START Record set

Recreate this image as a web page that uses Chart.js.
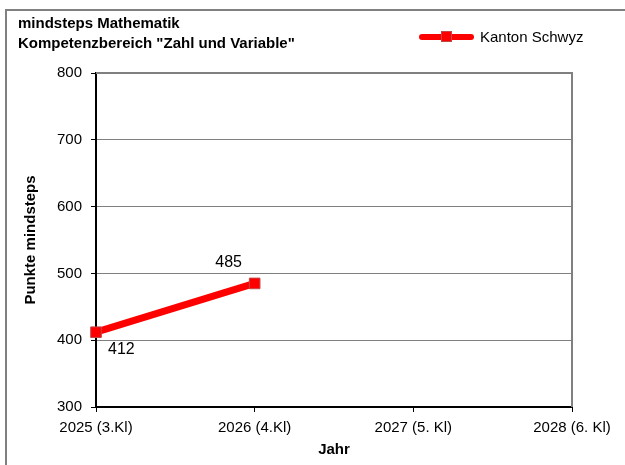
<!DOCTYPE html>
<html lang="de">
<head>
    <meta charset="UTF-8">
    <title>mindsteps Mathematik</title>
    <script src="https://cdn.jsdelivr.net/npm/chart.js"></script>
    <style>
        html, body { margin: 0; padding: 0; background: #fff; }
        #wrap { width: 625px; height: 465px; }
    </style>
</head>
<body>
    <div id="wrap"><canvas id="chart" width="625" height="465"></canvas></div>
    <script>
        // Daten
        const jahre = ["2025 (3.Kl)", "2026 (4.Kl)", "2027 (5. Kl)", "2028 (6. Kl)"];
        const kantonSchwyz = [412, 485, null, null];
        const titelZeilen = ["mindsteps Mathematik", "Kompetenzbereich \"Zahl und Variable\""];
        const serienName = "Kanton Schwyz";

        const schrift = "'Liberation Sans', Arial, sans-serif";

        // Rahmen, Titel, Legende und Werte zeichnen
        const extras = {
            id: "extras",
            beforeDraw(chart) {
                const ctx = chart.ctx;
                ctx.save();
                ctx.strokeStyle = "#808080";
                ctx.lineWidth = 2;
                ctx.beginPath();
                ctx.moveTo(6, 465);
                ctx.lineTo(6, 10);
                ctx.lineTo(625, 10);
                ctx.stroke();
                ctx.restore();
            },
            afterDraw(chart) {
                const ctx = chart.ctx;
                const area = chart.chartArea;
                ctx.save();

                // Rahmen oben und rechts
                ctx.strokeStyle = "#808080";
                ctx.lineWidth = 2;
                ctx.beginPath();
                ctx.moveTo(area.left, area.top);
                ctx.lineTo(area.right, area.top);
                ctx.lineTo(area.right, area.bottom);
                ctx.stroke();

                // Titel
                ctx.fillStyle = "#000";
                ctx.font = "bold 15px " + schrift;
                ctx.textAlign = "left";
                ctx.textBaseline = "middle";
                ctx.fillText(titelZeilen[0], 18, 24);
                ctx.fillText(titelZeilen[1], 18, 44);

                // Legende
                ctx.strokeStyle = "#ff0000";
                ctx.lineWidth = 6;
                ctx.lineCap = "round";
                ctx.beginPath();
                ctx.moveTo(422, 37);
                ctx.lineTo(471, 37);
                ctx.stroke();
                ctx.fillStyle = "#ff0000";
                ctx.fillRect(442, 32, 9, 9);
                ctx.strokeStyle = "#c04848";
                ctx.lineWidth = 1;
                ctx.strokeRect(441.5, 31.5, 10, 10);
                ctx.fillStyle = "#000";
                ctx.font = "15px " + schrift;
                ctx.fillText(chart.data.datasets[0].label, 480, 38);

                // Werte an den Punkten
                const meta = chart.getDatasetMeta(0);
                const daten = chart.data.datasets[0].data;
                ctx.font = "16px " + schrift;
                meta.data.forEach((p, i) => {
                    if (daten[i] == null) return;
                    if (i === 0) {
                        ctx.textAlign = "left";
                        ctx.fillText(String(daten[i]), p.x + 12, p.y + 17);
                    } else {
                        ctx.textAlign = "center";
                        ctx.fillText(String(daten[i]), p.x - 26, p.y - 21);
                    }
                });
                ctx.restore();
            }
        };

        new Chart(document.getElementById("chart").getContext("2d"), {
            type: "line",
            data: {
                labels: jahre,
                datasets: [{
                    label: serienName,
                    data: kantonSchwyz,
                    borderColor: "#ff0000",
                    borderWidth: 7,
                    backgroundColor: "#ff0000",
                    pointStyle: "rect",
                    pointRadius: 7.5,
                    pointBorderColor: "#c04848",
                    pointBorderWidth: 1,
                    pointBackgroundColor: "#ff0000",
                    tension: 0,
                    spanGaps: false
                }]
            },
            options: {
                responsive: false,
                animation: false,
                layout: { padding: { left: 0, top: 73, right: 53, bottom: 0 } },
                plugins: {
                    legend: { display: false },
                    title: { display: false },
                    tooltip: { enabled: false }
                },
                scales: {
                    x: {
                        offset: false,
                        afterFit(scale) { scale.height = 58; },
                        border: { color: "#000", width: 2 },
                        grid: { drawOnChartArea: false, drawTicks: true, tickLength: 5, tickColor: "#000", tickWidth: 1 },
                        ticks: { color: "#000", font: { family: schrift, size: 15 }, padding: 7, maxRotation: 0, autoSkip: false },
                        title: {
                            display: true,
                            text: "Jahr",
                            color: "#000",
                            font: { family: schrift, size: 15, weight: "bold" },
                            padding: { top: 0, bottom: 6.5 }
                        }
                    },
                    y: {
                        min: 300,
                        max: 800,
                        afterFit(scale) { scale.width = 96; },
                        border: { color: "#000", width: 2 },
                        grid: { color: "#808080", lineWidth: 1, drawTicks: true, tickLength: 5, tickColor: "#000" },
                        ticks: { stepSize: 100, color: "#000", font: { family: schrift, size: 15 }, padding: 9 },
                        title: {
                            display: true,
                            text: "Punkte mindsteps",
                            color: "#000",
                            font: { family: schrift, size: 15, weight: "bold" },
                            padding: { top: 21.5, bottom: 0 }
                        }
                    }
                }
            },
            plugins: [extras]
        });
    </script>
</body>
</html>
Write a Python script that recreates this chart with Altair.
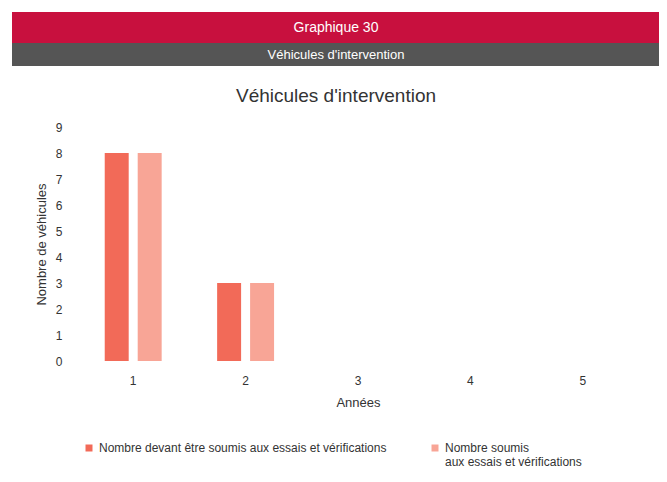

END Record set

Short task:
Leave the images out and output the remaining material exactly as it stands.

Written answer:
Recreate this image as a web page that uses Chart.js.
<!DOCTYPE html>
<html lang="de">
<head>
    <meta charset="UTF-8">
    <title>mindsteps Mathematik</title>
    <script src="https://cdn.jsdelivr.net/npm/chart.js"></script>
    <style>
        html, body { margin: 0; padding: 0; background: #fff; }
        #wrap { width: 625px; height: 465px; }
    </style>
</head>
<body>
    <div id="wrap"><canvas id="chart" width="625" height="465"></canvas></div>
    <script>
        // Daten
        const jahre = ["2025 (3.Kl)", "2026 (4.Kl)", "2027 (5. Kl)", "2028 (6. Kl)"];
        const kantonSchwyz = [412, 485, null, null];
        const titelZeilen = ["mindsteps Mathematik", "Kompetenzbereich \"Zahl und Variable\""];
        const serienName = "Kanton Schwyz";

        const schrift = "'Liberation Sans', Arial, sans-serif";

        // Rahmen, Titel, Legende und Werte zeichnen
        const extras = {
            id: "extras",
            beforeDraw(chart) {
                const ctx = chart.ctx;
                ctx.save();
                ctx.strokeStyle = "#808080";
                ctx.lineWidth = 2;
                ctx.beginPath();
                ctx.moveTo(6, 465);
                ctx.lineTo(6, 10);
                ctx.lineTo(625, 10);
                ctx.stroke();
                ctx.restore();
            },
            afterDraw(chart) {
                const ctx = chart.ctx;
                const area = chart.chartArea;
                ctx.save();

                // Rahmen oben und rechts
                ctx.strokeStyle = "#808080";
                ctx.lineWidth = 2;
                ctx.beginPath();
                ctx.moveTo(area.left, area.top);
                ctx.lineTo(area.right, area.top);
                ctx.lineTo(area.right, area.bottom);
                ctx.stroke();

                // Titel
                ctx.fillStyle = "#000";
                ctx.font = "bold 15px " + schrift;
                ctx.textAlign = "left";
                ctx.textBaseline = "middle";
                ctx.fillText(titelZeilen[0], 18, 24);
                ctx.fillText(titelZeilen[1], 18, 44);

                // Legende
                ctx.strokeStyle = "#ff0000";
                ctx.lineWidth = 6;
                ctx.lineCap = "round";
                ctx.beginPath();
                ctx.moveTo(422, 37);
                ctx.lineTo(471, 37);
                ctx.stroke();
                ctx.fillStyle = "#ff0000";
                ctx.fillRect(442, 32, 9, 9);
                ctx.strokeStyle = "#c04848";
                ctx.lineWidth = 1;
                ctx.strokeRect(441.5, 31.5, 10, 10);
                ctx.fillStyle = "#000";
                ctx.font = "15px " + schrift;
                ctx.fillText(chart.data.datasets[0].label, 480, 38);

                // Werte an den Punkten
                const meta = chart.getDatasetMeta(0);
                const daten = chart.data.datasets[0].data;
                ctx.font = "16px " + schrift;
                meta.data.forEach((p, i) => {
                    if (daten[i] == null) return;
                    if (i === 0) {
                        ctx.textAlign = "left";
                        ctx.fillText(String(daten[i]), p.x + 12, p.y + 17);
                    } else {
                        ctx.textAlign = "center";
                        ctx.fillText(String(daten[i]), p.x - 26, p.y - 21);
                    }
                });
                ctx.restore();
            }
        };

        new Chart(document.getElementById("chart").getContext("2d"), {
            type: "line",
            data: {
                labels: jahre,
                datasets: [{
                    label: serienName,
                    data: kantonSchwyz,
                    borderColor: "#ff0000",
                    borderWidth: 7,
                    backgroundColor: "#ff0000",
                    pointStyle: "rect",
                    pointRadius: 7.5,
                    pointBorderColor: "#c04848",
                    pointBorderWidth: 1,
                    pointBackgroundColor: "#ff0000",
                    tension: 0,
                    spanGaps: false
                }]
            },
            options: {
                responsive: false,
                animation: false,
                layout: { padding: { left: 0, top: 73, right: 53, bottom: 0 } },
                plugins: {
                    legend: { display: false },
                    title: { display: false },
                    tooltip: { enabled: false }
                },
                scales: {
                    x: {
                        offset: false,
                        afterFit(scale) { scale.height = 58; },
                        border: { color: "#000", width: 2 },
                        grid: { drawOnChartArea: false, drawTicks: true, tickLength: 5, tickColor: "#000", tickWidth: 1 },
                        ticks: { color: "#000", font: { family: schrift, size: 15 }, padding: 7, maxRotation: 0, autoSkip: false },
                        title: {
                            display: true,
                            text: "Jahr",
                            color: "#000",
                            font: { family: schrift, size: 15, weight: "bold" },
                            padding: { top: 0, bottom: 6.5 }
                        }
                    },
                    y: {
                        min: 300,
                        max: 800,
                        afterFit(scale) { scale.width = 96; },
                        border: { color: "#000", width: 2 },
                        grid: { color: "#808080", lineWidth: 1, drawTicks: true, tickLength: 5, tickColor: "#000" },
                        ticks: { stepSize: 100, color: "#000", font: { family: schrift, size: 15 }, padding: 9 },
                        title: {
                            display: true,
                            text: "Punkte mindsteps",
                            color: "#000",
                            font: { family: schrift, size: 15, weight: "bold" },
                            padding: { top: 21.5, bottom: 0 }
                        }
                    }
                }
            },
            plugins: [extras]
        });
    </script>
</body>
</html>
Write a Python script that recreates this chart with Altair.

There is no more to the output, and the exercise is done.